The K Street Feedback Loop
Russell Roberts has an amusing post at Cafe Hayek in which he dissects a Washington Post profile of the Coushatta Tribe in Louisiana, erstwhile clients of ex–power broker Jack Abramoff, who routinely referred to the Native Americans who hired him to lobby on his behalf "monkeys," "troglodytes" and "morons." Though the Post piece paints the tribe as victims bilked out of some $32 million in lobbying fees by Abramoff, Roberts notes that they seem to have gotten their money's worth: Abramoff succeeded in blocking another tribe's plans to build a casino that would have competed with the Coushatta Casino Resort, which pulls in some $300 million annually in revenue. So it's a reasonably safe bet that the benefit of getting to keep their status as the only game in town was worth well over the $32 million they paid.
Roberts wraps up with an important general point: "Any time the government hands out monopoly rights, it's not surprising that the beneficiaries will pay large sums of money to keep those rights intact and free from competitors." Given Majority Leader–hopeful John Boehner's view that "adding more new rules isn't the answer" to K Street corruption, it's tempting to view his focus on earmark reform that would "distinguish…between legitimate earmarks with a clear local need and those for which the merits are less well demonstrated" as a disingenuous effort to seem proactive without alienating deep-pocketed lobbyists. But there's certainly a feedback loop in effect between expansive federal powers and political corruption.
Lobbyist dollars flow in at such a high rate because a potent government with expansive powers that's heavily entangled in the nation's economic life is able to provide decent return on investment. As long as that fundamental fact remains, it will remain extraordinarily difficult to keep the moneychangers out of the civic temple. The recipients of concentrated benefits have a strong motivation to find a way around whatever restrictions are in place, and those paying the diffuse costs of enriching the well-connected have a far lower incentive to rigorously police the system. In the first election after McCain-Feingold took effect, spending on federal candidates rose. But, of course, so long as that money's flowing in, the political motivation to really shrink government is likely to remain as enervated as it appears to be in today's GOP.

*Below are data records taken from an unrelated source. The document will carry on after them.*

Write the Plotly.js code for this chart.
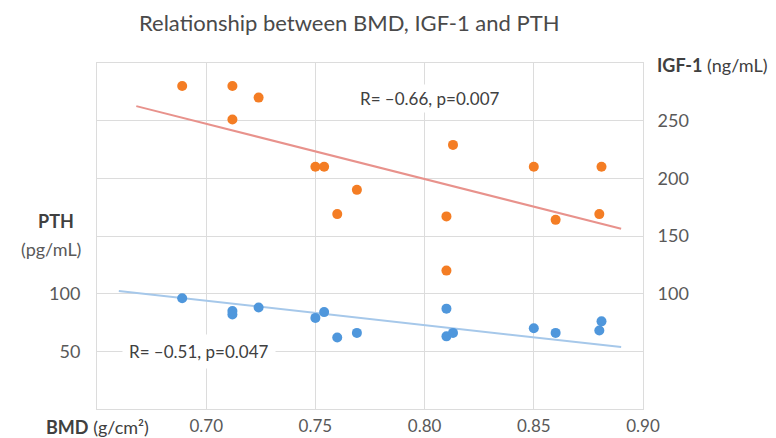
<!DOCTYPE html>
<html>
<head>
<meta charset="utf-8">
<script src="https://cdn.plot.ly/plotly-3.0.1.min.js"></script>
<style>html,body{margin:0;padding:0;background:#fff;}#chart{width:776px;height:438px;}</style>
</head>
<body>
<div id="chart"></div>
<script>
// BMD (g/cm²) per subject
const bmd = [0.689, 0.712, 0.712, 0.724, 0.750, 0.754, 0.760, 0.769, 0.810, 0.810, 0.813, 0.850, 0.860, 0.880, 0.881];
// IGF-1 (ng/mL)
const igf1 = [280, 280, 251, 270, 210, 210, 169, 190, 167, 120, 229, 210, 164, 169, 210];
// PTH (pg/mL)
const pth = [96, 82, 85, 88, 79, 84, 62, 66, 87, 63, 66, 70, 66, 68, 76];
// Trendline end points
const igfTrendX = [0.668, 0.890];
const igfTrendY = [262.6, 156.3];
const pthTrendX = [0.660, 0.890];
const pthTrendY = [102.3, 53.7];
// Tick labels
const xTicks = [0.70, 0.75, 0.80, 0.85, 0.90];
const xTickText = ["0.70", "0.75", "0.80", "0.85", "0.90"];
const yLeftTicks = [50, 100];
const yRightTicks = [100, 150, 200, 250];
const igfStat = "R= –0.66, p=0.007";
const pthStat = "R= –0.51, p=0.047";

const W = 776, H = 438, L = 97, R = 643, T = 63, B = 409;
const px = x => (x - L) / (R - L);
const py = y => (B - y) / (B - T);

const FONT = "Lato, 'Open Sans', sans-serif";
const TXT = "#595959";
const GRID = "#dcdcdc";

const traces = [
  {x: igfTrendX, y: igfTrendY, yaxis: "y2", mode: "lines", line: {color: "#e8928c", width: 2}, hoverinfo: "skip"},
  {x: pthTrendX, y: pthTrendY, mode: "lines", line: {color: "#a6c8ea", width: 2}, hoverinfo: "skip"},
  {x: bmd, y: igf1, yaxis: "y2", mode: "markers", marker: {color: "#f47d24", size: 10}},
  {x: bmd, y: pth, mode: "markers", marker: {color: "#4f97dc", size: 10}}
];

const layout = {
  width: W, height: H,
  margin: {l: L, r: W - R, t: T, b: H - B, pad: 0},
  paper_bgcolor: "#fff", plot_bgcolor: "#fff",
  showlegend: false,
  font: {family: FONT, color: TXT, size: 18},
  title: {text: "Relationship between BMD, IGF-1 and PTH", font: {family: FONT, size: 22, color: "#4a4a4a"},
          x: 358.5 / W, xanchor: "center", xref: "paper", y: 1 - 23 / H, yanchor: "middle", yref: "container"},
  xaxis: {range: [0.65, 0.90], tickvals: xTicks, ticktext: xTickText, showgrid: true, gridcolor: GRID,
          showline: true, mirror: true, linecolor: GRID, linewidth: 1, zeroline: false,
          ticks: "outside", ticklen: 2, tickcolor: "rgba(0,0,0,0)", tickfont: {family: FONT, size: 17, color: TXT}},
  yaxis: {range: [0, 300], tickvals: yLeftTicks, showgrid: true, gridcolor: GRID,
          minor: {dtick: 50, showgrid: true, gridcolor: GRID, ticks: ""},
          showline: true, mirror: true, linecolor: GRID, linewidth: 1, zeroline: false,
          ticks: "outside", ticklen: 12, tickcolor: "rgba(0,0,0,0)", tickfont: {family: FONT, size: 18, color: TXT}},
  yaxis2: {range: [0, 300], overlaying: "y", side: "right", tickvals: yRightTicks, showgrid: false, zeroline: false,
           showline: false, ticks: "outside", ticklen: 10, tickcolor: "rgba(0,0,0,0)", tickfont: {family: FONT, size: 18, color: TXT}},
  annotations: [
    {text: igfStat, xref: "paper", yref: "paper", x: px(430), y: py(99), xanchor: "center", yanchor: "middle",
     showarrow: false, bgcolor: "#fff", borderpad: 3, font: {family: FONT, size: 17, color: "#404040"}},
    {text: pthStat, xref: "paper", yref: "paper", x: px(199), y: py(351), xanchor: "center", yanchor: "middle",
     showarrow: false, bgcolor: "#fff", borderpad: 6, font: {family: FONT, size: 17, color: "#404040"}},
    {text: "<b>PTH</b>", xref: "paper", yref: "paper", x: px(76), y: py(221), xanchor: "right", yanchor: "middle",
     showarrow: false, font: {family: FONT, size: 18, color: "#404040"}},
    {text: "(pg/mL)", xref: "paper", yref: "paper", x: px(83), y: py(249), xanchor: "right", yanchor: "middle",
     showarrow: false, font: {family: FONT, size: 18, color: TXT}},
    {text: "<b>IGF-1</b> (ng/mL)", xref: "paper", yref: "paper", x: px(655), y: py(65), xanchor: "left", yanchor: "middle",
     showarrow: false, font: {family: FONT, size: 18, color: "#404040"}},
    {text: "<b>BMD</b> (g/cm²)", xref: "paper", yref: "paper", x: px(44), y: py(427), xanchor: "left", yanchor: "middle",
     showarrow: false, font: {family: FONT, size: 18, color: "#404040"}}
  ]
};

Plotly.newPlot("chart", traces, layout, {displayModeBar: false, staticPlot: true});
</script>
</body>
</html>
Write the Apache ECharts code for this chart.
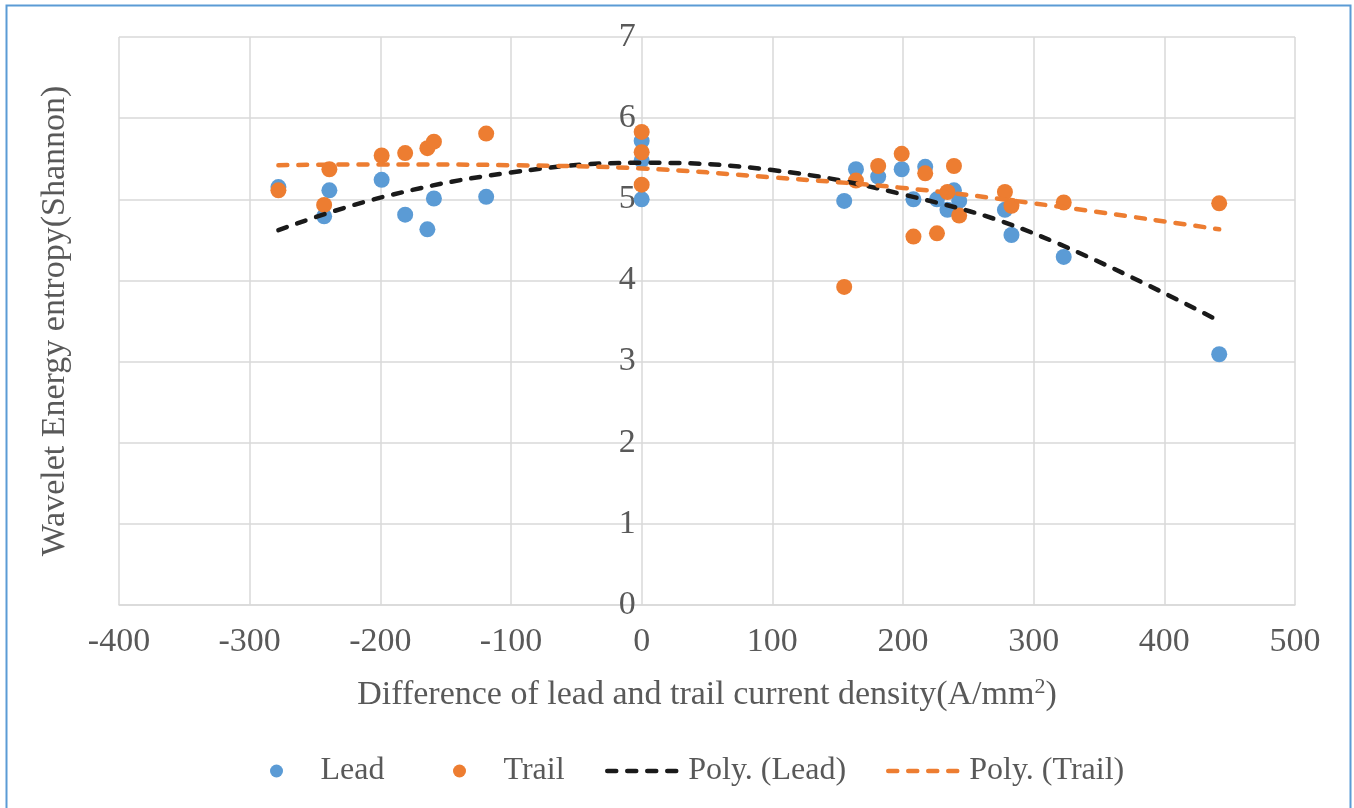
<!DOCTYPE html>
<html>
<head>
<meta charset="utf-8">
<title>Wavelet energy entropy vs current density difference</title>
<script src="https://cdn.jsdelivr.net/npm/echarts@6/dist/echarts.min.js"></script>
<style>
  html, body { margin: 0; padding: 0; background: #ffffff; }
  #chart { width: 1354px; height: 808px; }
</style>
</head>
<body>
<div id="chart"></div>
<script>
// Difference of lead and trail current density (A/mm2) for each weld sample
const densityDiff = [-278, -243, -239, -199, -181, -164, -159, -119, 0, 0, 0,
  155, 164, 181, 199, 208, 217, 226, 234, 239, 243, 278, 283, 323, 442];
// Wavelet energy entropy (Shannon) of the lead arc
const leadEntropy = [5.15, 4.79, 5.11, 5.24, 4.81, 4.63, 5.01, 5.03, 5.72, 5.48, 5.00,
  4.98, 5.37, 5.28, 5.37, 5.00, 5.40, 5.00, 4.87, 5.11, 4.98, 4.87, 4.56, 4.29, 3.09];
// Wavelet energy entropy (Shannon) of the trail arc
const trailEntropy = [5.11, 4.93, 5.37, 5.54, 5.57, 5.63, 5.71, 5.81, 5.83, 5.58, 5.18,
  3.92, 5.23, 5.41, 5.56, 4.54, 5.32, 4.58, 5.09, 5.41, 4.80, 5.09, 4.92, 4.96, 4.95];

// Polynomial trend curves, sampled along the data range
const trendX = [-278, -200, -100, 0, 100, 200, 300, 442];
const polyLead = [4.62, 5.02, 5.33, 5.45, 5.36, 5.06, 4.58, 3.50];
const polyTrail = [5.42, 5.43, 5.42, 5.38, 5.27, 5.14, 4.95, 4.63];

const BLUE = '#5B9BD5';
const ORANGE = '#ED7D31';
const DARK = '#1a1a1a';
const TEXT = '#595959';
const GRID = '#d9d9d9';
const FONT = '"Liberation Serif", "DejaVu Serif", serif';

const GRID_LEFT = 119;
const GRID_RIGHT = 59;
const PLOT_WIDTH = 1354 - GRID_LEFT - GRID_RIGHT;
const X_MIN = -400;
const X_MAX = 500;
// The vertical axis crosses the horizontal one at x = 0
const Y_AXIS_SHIFT = -PLOT_WIDTH * (0 - X_MIN) / (X_MAX - X_MIN);

const zip = (xs, ys) => xs.map((x, i) => [x, ys[i]]);
const trendStroke = (color) => ({ color: color, width: 4.5, type: [9, 11], cap: 'round' });

// One legend block per entry so each entry keeps its own spacing
const legendEntry = (name, left, width, extra) => ({
  left: left,
  top: 750,
  itemWidth: width,
  itemHeight: 13,
  textStyle: { fontFamily: FONT, fontSize: 32, color: TEXT },
  data: [Object.assign({ name: name }, extra)]
});

const chart = echarts.init(document.getElementById('chart'), null, { renderer: 'canvas' });

chart.setOption({
  backgroundColor: '#ffffff',
  animation: false,
  textStyle: { fontFamily: FONT, color: TEXT },
  graphic: [{
    type: 'rect',
    silent: true,
    shape: { x: 6.5, y: 5.5, width: 1344, height: 840 },
    style: { fill: 'none', stroke: BLUE, lineWidth: 2 }
  }],
  grid: { left: GRID_LEFT, top: 37, right: GRID_RIGHT, bottom: 203, outerBoundsMode: 'none', containLabel: false },
  xAxis: {
    type: 'value',
    min: X_MIN, max: X_MAX, interval: 100,
    name: 'Difference of lead and trail current density(A/mm{sup|2})',
    nameLocation: 'middle',
    nameGap: 71,
    nameTextStyle: {
      fontFamily: FONT, fontSize: 34, color: TEXT,
      rich: { sup: { fontFamily: FONT, fontSize: 22, color: TEXT, padding: [0, 0, 16, 0] } }
    },
    axisLine: { show: true, lineStyle: { color: GRID, width: 1.5 } },
    axisTick: { show: false },
    axisLabel: { fontFamily: FONT, fontSize: 34, color: TEXT, margin: 20 },
    splitLine: { show: true, lineStyle: { color: GRID, width: 1.5 } }
  },
  yAxis: {
    type: 'value',
    min: 0, max: 7, interval: 1,
    position: 'left',
    offset: Y_AXIS_SHIFT,
    axisLine: { show: false, onZero: false },
    name: 'Wavelet Energy entropy(Shannon)',
    nameLocation: 'middle',
    nameGap: 570,
    nameTextStyle: { fontFamily: FONT, fontSize: 34, color: TEXT },
    axisTick: { show: false },
    axisLabel: { fontFamily: FONT, fontSize: 34, color: TEXT, margin: 6 },
    splitLine: { show: true, lineStyle: { color: GRID, width: 1.5 } }
  },
  legend: [
    legendEntry('Lead', 265, 78, { icon: 'circle' }),
    legendEntry('Trail', 448, 78, { icon: 'circle' }),
    legendEntry('Poly. (Lead)', 600, 76, { itemStyle: { opacity: 0 }, lineStyle: trendStroke(DARK) }),
    legendEntry('Poly. (Trail)', 881, 76, { itemStyle: { opacity: 0 }, lineStyle: trendStroke(ORANGE) })
  ],
  series: [
    {
      name: 'Lead',
      type: 'scatter',
      symbol: 'circle',
      symbolSize: 16,
      itemStyle: { color: BLUE, opacity: 1 },
      data: zip(densityDiff, leadEntropy),
      z: 2
    },
    {
      name: 'Trail',
      type: 'scatter',
      symbol: 'circle',
      symbolSize: 16,
      itemStyle: { color: ORANGE, opacity: 1 },
      data: zip(densityDiff, trailEntropy),
      z: 3
    },
    {
      name: 'Poly. (Lead)',
      type: 'line',
      smooth: 0.4,
      symbol: 'none',
      showSymbol: false,
      itemStyle: { color: DARK },
      lineStyle: trendStroke(DARK),
      data: zip(trendX, polyLead),
      z: 4
    },
    {
      name: 'Poly. (Trail)',
      type: 'line',
      smooth: 0.4,
      symbol: 'none',
      showSymbol: false,
      itemStyle: { color: ORANGE },
      lineStyle: trendStroke(ORANGE),
      data: zip(trendX, polyTrail),
      z: 4
    }
  ]
});
</script>
</body>
</html>
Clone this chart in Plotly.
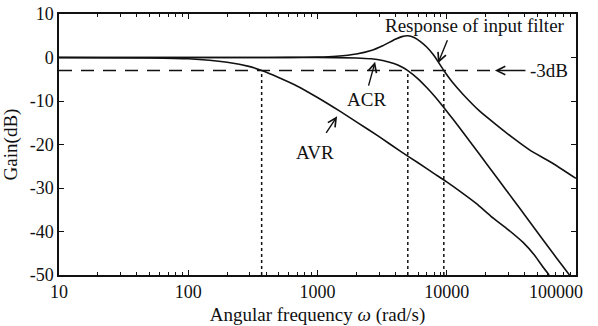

If the vicious cycle's ever to be broken, I imagine it would have to be in one fairly dramatic, high-visibility reform—tinkering at the margins would quickly be captured by lobbyists, since the political returns (in terms of popular opinion) to legislators from each incremental change would be relatively low. I find myself wondering whether something like Yale political scientist Steve Ackerman's "Patriot Dollars" proposal, which would combine public funding with individual choice by allowing each citizen to allocate some fixed sum among candidates, might not be the lesser of the available evils.